■ Your task
Your task is to repeat the lines from the line with "Reproduce this chart with Observable Plot." to the line with "const constantPower = 194.5;", both ends included, and nothing else. Pictures stay out of the copy.

■ Input for this task
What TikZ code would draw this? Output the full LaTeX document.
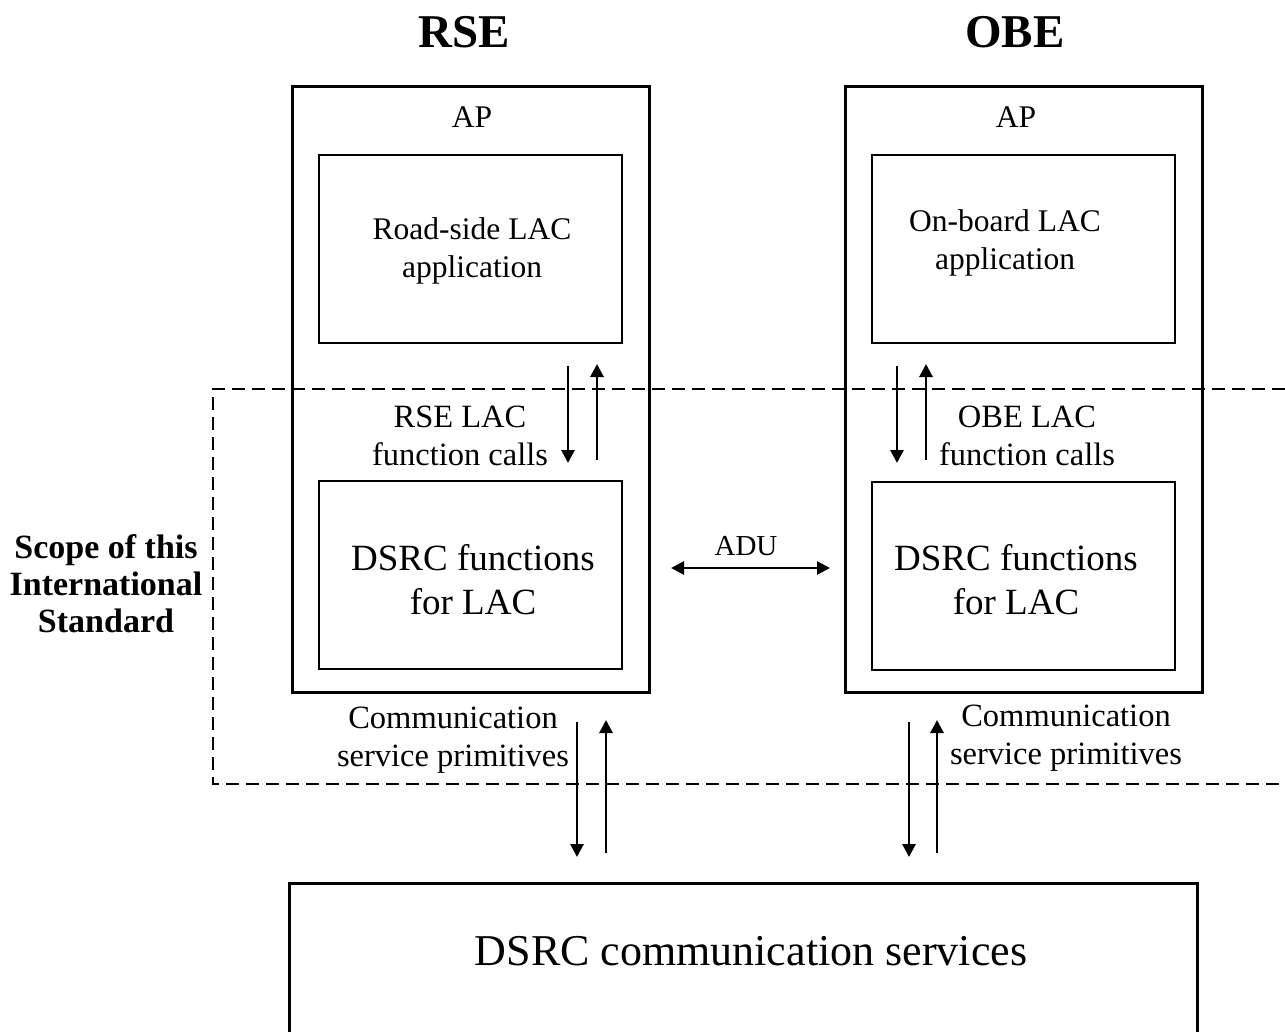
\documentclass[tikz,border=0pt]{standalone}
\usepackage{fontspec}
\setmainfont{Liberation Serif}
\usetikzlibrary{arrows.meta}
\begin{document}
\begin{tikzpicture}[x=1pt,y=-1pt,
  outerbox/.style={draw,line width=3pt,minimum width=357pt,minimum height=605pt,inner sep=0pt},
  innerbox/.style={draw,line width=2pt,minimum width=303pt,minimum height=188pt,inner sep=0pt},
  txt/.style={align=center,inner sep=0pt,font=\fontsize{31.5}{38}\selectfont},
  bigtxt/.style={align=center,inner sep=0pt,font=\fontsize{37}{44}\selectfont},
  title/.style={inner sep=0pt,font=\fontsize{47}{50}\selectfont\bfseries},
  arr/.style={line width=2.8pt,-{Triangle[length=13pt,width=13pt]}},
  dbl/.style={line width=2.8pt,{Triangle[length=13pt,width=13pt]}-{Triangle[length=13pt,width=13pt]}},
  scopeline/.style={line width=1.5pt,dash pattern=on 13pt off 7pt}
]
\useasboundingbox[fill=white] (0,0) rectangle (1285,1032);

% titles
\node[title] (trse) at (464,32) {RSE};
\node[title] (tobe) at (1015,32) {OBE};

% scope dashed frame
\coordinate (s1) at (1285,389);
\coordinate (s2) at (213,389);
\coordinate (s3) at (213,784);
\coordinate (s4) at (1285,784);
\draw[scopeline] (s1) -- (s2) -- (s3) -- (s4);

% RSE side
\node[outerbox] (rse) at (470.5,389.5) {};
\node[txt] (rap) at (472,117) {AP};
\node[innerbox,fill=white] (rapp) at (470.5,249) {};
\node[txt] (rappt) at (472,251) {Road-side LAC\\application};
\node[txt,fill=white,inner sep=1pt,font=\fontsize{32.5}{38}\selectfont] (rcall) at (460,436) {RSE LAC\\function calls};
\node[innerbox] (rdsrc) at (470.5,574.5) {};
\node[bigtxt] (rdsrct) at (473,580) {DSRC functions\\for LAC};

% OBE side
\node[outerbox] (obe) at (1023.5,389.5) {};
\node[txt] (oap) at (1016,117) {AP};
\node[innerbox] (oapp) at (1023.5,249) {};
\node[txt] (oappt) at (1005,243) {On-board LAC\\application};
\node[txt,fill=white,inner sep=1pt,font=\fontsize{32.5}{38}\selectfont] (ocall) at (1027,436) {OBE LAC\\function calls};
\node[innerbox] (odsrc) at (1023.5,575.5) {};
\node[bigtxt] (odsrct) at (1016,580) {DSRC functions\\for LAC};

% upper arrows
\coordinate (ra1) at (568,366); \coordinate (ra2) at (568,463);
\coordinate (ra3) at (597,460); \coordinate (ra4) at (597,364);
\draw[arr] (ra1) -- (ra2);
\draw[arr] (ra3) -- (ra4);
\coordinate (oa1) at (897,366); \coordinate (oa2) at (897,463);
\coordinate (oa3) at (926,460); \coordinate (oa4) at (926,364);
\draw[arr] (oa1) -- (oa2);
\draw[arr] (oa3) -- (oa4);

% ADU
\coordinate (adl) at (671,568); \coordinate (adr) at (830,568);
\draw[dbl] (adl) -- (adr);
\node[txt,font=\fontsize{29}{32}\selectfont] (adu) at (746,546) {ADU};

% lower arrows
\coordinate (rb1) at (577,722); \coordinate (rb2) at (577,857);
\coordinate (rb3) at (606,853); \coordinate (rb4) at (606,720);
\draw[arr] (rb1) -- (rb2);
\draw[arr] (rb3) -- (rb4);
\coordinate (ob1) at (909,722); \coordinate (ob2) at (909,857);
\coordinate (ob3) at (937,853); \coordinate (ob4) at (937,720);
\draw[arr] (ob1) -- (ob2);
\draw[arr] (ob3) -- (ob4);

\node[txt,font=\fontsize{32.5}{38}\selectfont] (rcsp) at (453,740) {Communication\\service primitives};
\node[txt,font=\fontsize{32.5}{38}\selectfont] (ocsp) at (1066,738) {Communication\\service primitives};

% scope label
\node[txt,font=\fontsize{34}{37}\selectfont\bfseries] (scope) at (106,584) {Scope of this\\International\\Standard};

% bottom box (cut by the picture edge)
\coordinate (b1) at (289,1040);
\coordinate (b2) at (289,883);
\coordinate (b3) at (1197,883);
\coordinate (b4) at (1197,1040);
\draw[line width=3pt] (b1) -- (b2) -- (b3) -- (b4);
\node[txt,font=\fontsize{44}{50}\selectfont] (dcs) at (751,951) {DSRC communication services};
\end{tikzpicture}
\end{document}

* * *

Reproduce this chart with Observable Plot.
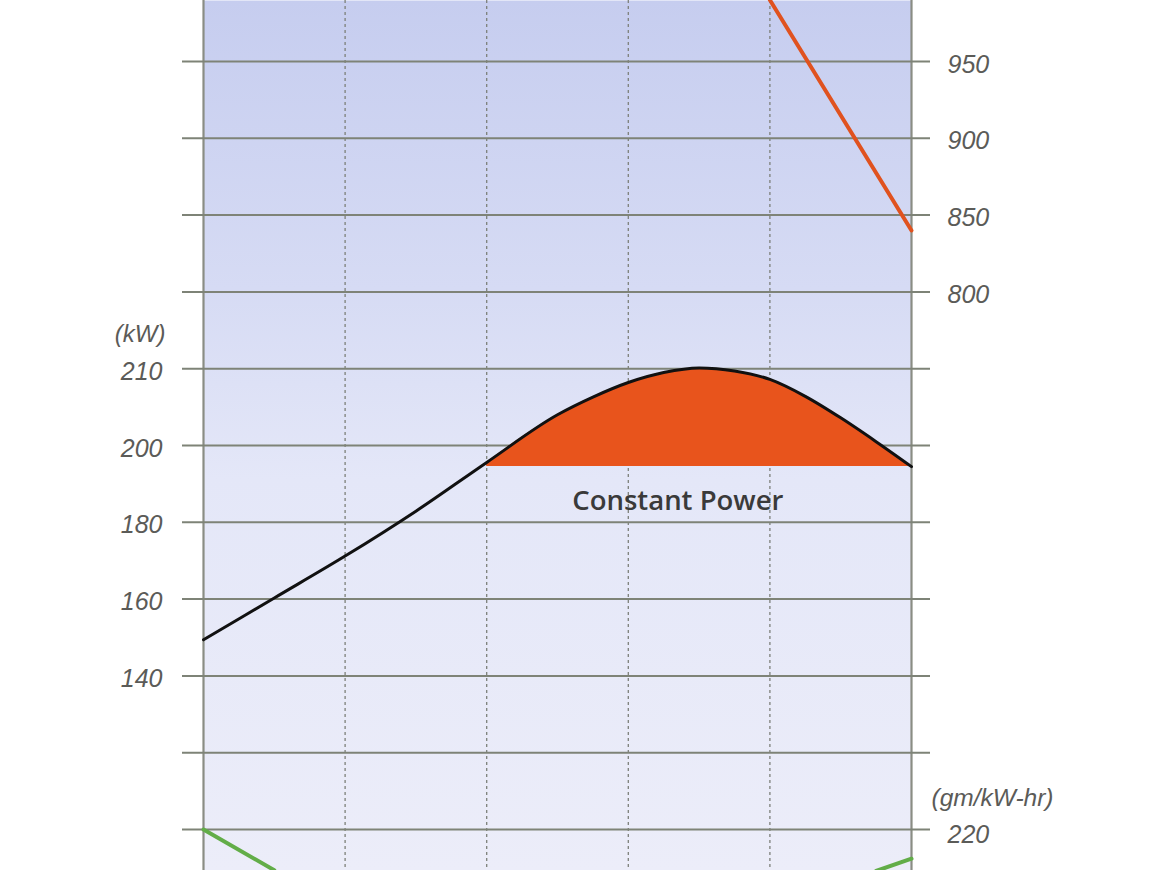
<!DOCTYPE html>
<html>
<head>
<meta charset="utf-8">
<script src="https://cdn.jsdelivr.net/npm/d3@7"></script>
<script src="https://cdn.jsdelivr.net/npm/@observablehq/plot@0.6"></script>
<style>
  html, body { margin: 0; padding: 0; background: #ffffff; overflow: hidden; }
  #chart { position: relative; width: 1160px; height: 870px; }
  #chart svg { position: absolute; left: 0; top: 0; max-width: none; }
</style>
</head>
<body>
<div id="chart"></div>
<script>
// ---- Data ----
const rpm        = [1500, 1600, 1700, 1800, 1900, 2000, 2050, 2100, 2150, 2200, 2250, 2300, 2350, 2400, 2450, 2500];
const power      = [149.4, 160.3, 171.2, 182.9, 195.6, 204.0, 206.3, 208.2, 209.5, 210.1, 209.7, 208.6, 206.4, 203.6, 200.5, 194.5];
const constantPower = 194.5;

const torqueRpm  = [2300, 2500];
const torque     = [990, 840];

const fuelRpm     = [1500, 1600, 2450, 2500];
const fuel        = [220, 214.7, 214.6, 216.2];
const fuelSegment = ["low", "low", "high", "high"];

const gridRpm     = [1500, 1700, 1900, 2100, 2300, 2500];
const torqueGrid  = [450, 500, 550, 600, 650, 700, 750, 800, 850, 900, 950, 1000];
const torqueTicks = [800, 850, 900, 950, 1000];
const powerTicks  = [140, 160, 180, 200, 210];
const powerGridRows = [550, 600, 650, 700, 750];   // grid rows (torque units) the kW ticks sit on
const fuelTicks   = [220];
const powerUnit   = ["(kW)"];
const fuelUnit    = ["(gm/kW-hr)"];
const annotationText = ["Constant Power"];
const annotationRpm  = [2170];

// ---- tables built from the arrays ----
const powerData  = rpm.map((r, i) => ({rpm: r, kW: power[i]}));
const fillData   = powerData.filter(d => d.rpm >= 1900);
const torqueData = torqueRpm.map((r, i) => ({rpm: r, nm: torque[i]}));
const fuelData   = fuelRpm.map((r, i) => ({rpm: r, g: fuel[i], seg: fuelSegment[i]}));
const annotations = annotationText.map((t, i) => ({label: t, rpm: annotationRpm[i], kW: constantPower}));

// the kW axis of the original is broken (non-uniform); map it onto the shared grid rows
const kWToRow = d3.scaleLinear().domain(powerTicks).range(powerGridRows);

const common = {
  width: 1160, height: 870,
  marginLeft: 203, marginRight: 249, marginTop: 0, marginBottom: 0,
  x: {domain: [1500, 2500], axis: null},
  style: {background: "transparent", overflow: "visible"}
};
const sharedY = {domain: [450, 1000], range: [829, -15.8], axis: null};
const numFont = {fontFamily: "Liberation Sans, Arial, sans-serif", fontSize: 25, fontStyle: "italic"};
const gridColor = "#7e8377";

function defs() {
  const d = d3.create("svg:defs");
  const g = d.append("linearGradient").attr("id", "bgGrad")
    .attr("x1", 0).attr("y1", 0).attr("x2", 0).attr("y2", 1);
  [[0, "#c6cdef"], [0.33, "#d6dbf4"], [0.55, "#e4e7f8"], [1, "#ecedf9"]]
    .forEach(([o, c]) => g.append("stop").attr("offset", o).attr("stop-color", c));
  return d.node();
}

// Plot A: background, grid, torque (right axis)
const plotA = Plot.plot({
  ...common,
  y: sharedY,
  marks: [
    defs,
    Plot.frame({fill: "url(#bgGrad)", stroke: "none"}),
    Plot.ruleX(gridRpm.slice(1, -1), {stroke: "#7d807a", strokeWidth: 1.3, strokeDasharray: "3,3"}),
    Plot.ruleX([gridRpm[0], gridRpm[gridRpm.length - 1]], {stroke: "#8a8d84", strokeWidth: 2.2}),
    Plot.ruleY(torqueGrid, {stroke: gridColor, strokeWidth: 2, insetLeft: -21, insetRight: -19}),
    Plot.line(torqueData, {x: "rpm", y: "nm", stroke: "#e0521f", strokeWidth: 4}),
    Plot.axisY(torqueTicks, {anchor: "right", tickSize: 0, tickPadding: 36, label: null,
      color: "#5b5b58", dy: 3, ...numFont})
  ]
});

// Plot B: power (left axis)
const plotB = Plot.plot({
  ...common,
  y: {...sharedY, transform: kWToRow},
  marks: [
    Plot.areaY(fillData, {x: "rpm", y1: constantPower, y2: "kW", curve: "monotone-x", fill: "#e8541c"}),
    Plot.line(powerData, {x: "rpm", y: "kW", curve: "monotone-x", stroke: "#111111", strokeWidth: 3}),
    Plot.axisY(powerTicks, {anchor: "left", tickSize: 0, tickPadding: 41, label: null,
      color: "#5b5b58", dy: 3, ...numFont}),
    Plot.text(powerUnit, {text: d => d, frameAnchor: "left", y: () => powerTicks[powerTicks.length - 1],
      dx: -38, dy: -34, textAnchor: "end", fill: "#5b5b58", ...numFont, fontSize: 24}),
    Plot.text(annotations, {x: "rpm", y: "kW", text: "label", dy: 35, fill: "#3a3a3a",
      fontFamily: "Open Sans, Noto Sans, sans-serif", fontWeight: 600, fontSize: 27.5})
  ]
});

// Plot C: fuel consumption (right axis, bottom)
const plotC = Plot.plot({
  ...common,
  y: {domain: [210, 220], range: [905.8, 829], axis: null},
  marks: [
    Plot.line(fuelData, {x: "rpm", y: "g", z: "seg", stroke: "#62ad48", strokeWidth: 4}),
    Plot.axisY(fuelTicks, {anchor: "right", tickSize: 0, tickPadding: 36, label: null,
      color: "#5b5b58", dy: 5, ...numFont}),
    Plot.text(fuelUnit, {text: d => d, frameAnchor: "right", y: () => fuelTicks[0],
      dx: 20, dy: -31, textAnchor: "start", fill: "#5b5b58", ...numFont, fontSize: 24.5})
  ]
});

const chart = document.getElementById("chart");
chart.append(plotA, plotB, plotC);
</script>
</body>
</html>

■ The solution
Reproduce this chart with Observable Plot.
<!DOCTYPE html>
<html>
<head>
<meta charset="utf-8">
<script src="https://cdn.jsdelivr.net/npm/d3@7"></script>
<script src="https://cdn.jsdelivr.net/npm/@observablehq/plot@0.6"></script>
<style>
  html, body { margin: 0; padding: 0; background: #ffffff; overflow: hidden; }
  #chart { position: relative; width: 1160px; height: 870px; }
  #chart svg { position: absolute; left: 0; top: 0; max-width: none; }
</style>
</head>
<body>
<div id="chart"></div>
<script>
// ---- Data ----
const rpm        = [1500, 1600, 1700, 1800, 1900, 2000, 2050, 2100, 2150, 2200, 2250, 2300, 2350, 2400, 2450, 2500];
const power      = [149.4, 160.3, 171.2, 182.9, 195.6, 204.0, 206.3, 208.2, 209.5, 210.1, 209.7, 208.6, 206.4, 203.6, 200.5, 194.5];
const constantPower = 194.5;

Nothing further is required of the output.